The Enchanted Evolution of Homebuying: How Magic-Like Technology Is Transforming the Market

By Tarn Greygale, Estate Watcher of Magical Dwellings

By the summer of 2025, the once-familiar ritual of wandering open houses with clipboard in hand has been quietly bewitched. A shimmering wave of high-tech enchantments—powered by artificial intelligence, digital ledgers, and even conjured-up construction—has begun to re-shape the homebuying journey in ways that feel almost spellbound.

A growing number of buyers now summon AI assistants as if consulting crystal orbs. Recent surveys reveal nearly four in ten prospective homeowners have already turned to these clever familiars to estimate mortgages, compare neighborhoods, and embark on virtual tours. For many, the process of asking a question aloud—“What would my monthly payment be with a larger down payment?”—yields instant answers, as though whispered by a knowledgeable house-elf. These magical advisors bridge the gap between dreaming of a hearth and stepping through its threshold.

But the sorcery doesn’t end with scouting. New decrees from federal housing overseers have granted cryptocurrency—a currency once dismissed as too volatile to be more than digital alchemy—a seat at the financial table. Beginning in mid-2025, Fannie Mae and Freddie Mac were instructed to draft policies that allow buyers to count crypto holdings as loan reserves. Suddenly, a millennial couple holding bitcoin on a regulated exchange may find themselves qualified for a larger home—though wise seers warn that tying such volatile treasure to the nation’s most stable asset could conjure dangerous risks.

Meanwhile, the very scrolls of ownership are being rewritten. In Bergen County, New Jersey, clerks have partnered with a startup to etch more than 370,000 property deeds onto a blockchain ledger. Instead of relying on paper files prone to misplacement and mischief, the record now lives on a charmed digital chain—safer, swifter, and near-impervious to tampering.

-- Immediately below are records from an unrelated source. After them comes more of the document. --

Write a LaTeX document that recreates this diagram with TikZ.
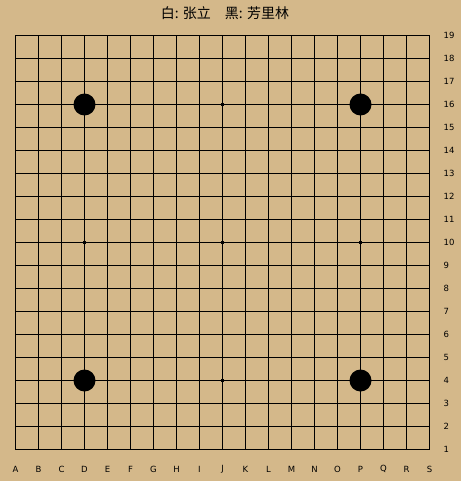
\documentclass[tikz,border=0pt]{standalone}
\usepackage{fontspec}
\setmainfont{DejaVu Sans}
\newfontfamily\cjk{Noto Sans CJK SC}
\definecolor{board}{RGB}{212,184,138}
\begin{document}
\begin{tikzpicture}[x=1pt,y=-1pt,
  gridline/.style={line width=1.3pt,black},
  stone/.style={circle,fill=black,minimum size=22pt,inner sep=0pt},
  hoshi/.style={rectangle,fill=black,minimum size=3.6pt,inner sep=0pt},
  coltext/.style={font=\fontsize{8.5}{8.5}\selectfont,inner sep=0pt},
  rowtext/.style={font=\fontsize{8.5}{8.5}\selectfont,inner sep=0pt,anchor=west}]
\fill[board] (0,0) rectangle (461,481);
\useasboundingbox (0,0) rectangle (461,481);
\foreach \i in {0,...,18} {
  \draw[gridline] (15.5+23*\i,35.5) -- (15.5+23*\i,449.5);
  \draw[gridline] (15.5,35.5+23*\i) -- (429.5,35.5+23*\i);
}
\foreach \l [count=\i from 0] in {A,B,C,D,E,F,G,H,I,J,K,L,M,N,O,P,Q,R,S}
  \node[coltext] (c\l) at (15.5+23*\i,469) {\l};
\foreach \i in {1,...,19}
  \node[rowtext] (r\i) at (443.5,35.5+23*19-23*\i) {\i};
\foreach \x/\y [count=\k] in {9/3,3/9,9/9,15/9,9/15}
  \node[hoshi] (h\k) at (15.5+23*\x,35.5+23*\y) {};
\foreach \x/\y/\n in {3/3/d16,15/3/p16,3/15/d4,15/15/p4}
  \node[stone] (\n) at (15.5+23*\x,35.5+23*\y) {};
\node[font=\cjk\fontsize{14}{14}\selectfont,inner sep=0pt] (title) at (225,13) {白: 张立\hspace{1em}黑: 芳里林};
\end{tikzpicture}
\end{document}
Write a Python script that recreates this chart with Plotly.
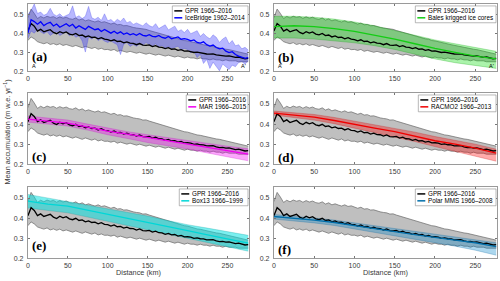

Builders, too, are wielding enchanted tools. Across Texas, entire homes are being conjured layer by layer from 3D printers, using quick-setting mixtures that harden into walls within hours. The result? Quicker construction, reduced costs, and the tantalizing possibility of easing the nation’s housing shortage through conjured concrete.

Layered atop all this are new environmental incantations. The federal government has tightened energy codes, meaning freshly built homes financed through certain programs must meet strict efficiency standards—often adding tens of thousands in upfront costs. And in New York, an “All-Electric Act” now requires new single-family dwellings to run purely on electric power starting in 2026. Like a potion with both benefits and burdens, these rules may raise construction prices at first while lowering utility bills in the long run. Lenders, sensing opportunity, have even begun offering “green mortgages,” rewarding buyers who embrace solar panels and efficient systems.

Taken together, these shifts form a grand tapestry of transformation: AI advisors guiding choices, digital currencies altering finances, blockchains securing records, printers raising walls, and green codes reshaping what a home even is. For the modern buyer, the quest for a dwelling is no longer just about square footage or school districts. It is a journey through a landscape alive with arcane-sounding innovations that are, in fact, very real.

The lesson is clear: those who learn to wield these new tools—balancing caution with curiosity—will step into the next age of homeownership better prepared. In the coming year, as contracts are signed and keys handed over, the market will favor those who embrace this enchanted evolution, where magic and mortar meet to redefine the meaning of home.